Again there is NO difference is trying to spot an spx top OR a vix bottom, those are BOTH total fools games, and they award no "bonus" points or money in your account.

All that I am reading and interpreting from this divergence is just what it is and nothing more.
It is a piece of the larger puzzle.

The VIX is moving down more, even though though the spx has not moved up.
So back to why this is bearish. Pull up at 20 year chart on the vix.
The vix does NOT go under 10. It just doesn't, there is a blip of 9.37 in 2007, which was about it. Is this VIX going to 10 here? I doubt it, it just illustrates that its actually NOT a totally unknown variable, as we know there is a floor to it.

Mathematically...the spx might go to 30,000. (trying to make a point, bear w/ me.
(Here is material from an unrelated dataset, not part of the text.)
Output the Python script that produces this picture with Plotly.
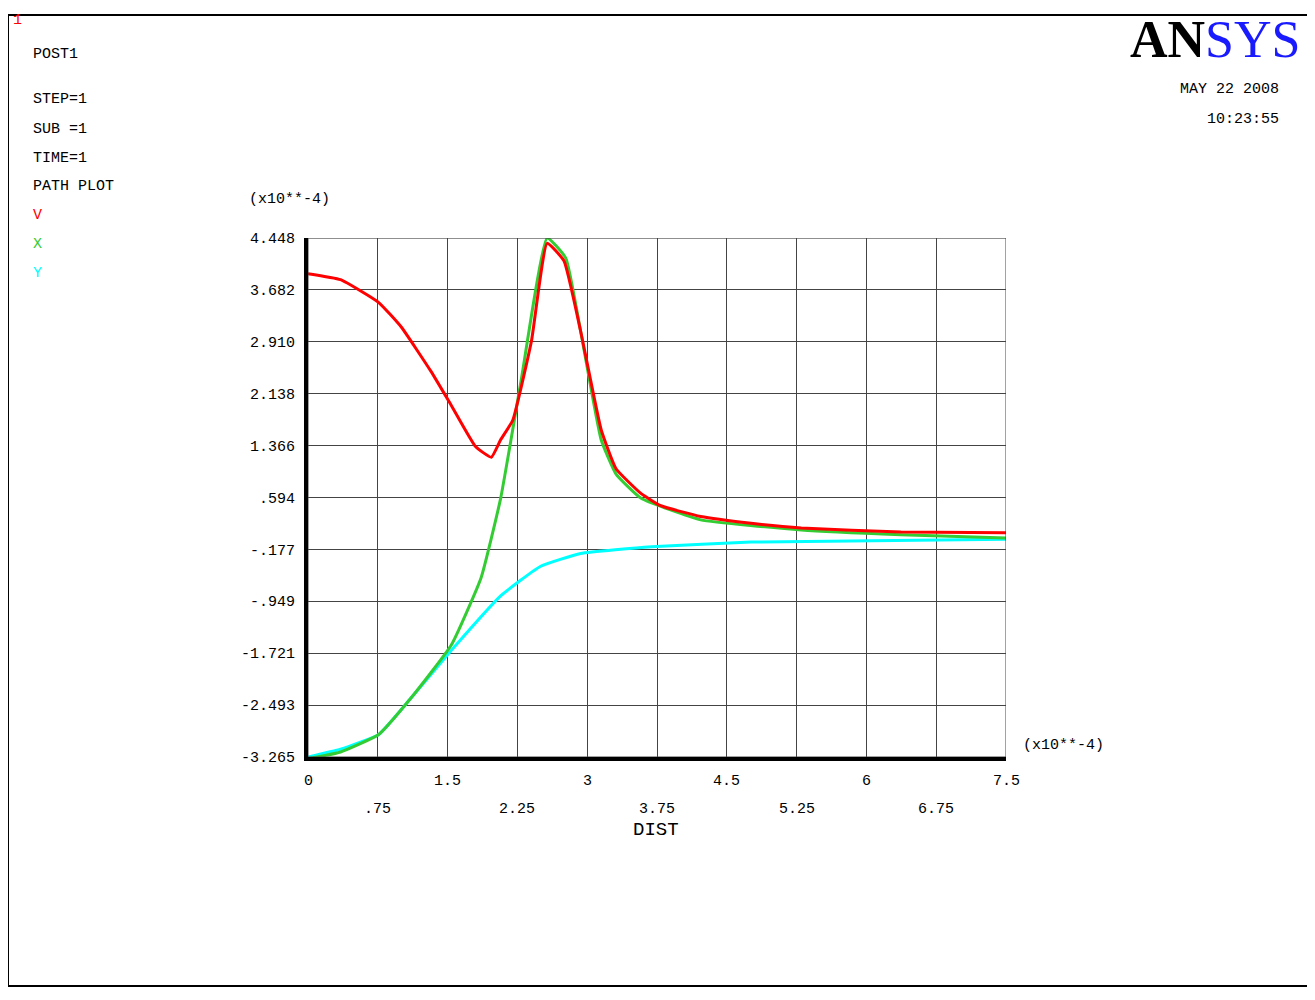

There is nothing saying that it cant, this is a total unknown variable)

We do know, that the vix can NOT go below ZERO.
And it basically never goes below 10, from its history, even in raging bull markets.
(So this has a limit to it, making it differant)

In conclusion, the observation is such:
The "Fear" is departing, yet the market is NOT moving up "lock in step" with it.

Well if the market is not really going up (as much compared relativly) when the fear is departing, then what is going to happen to the market then when the fear returns?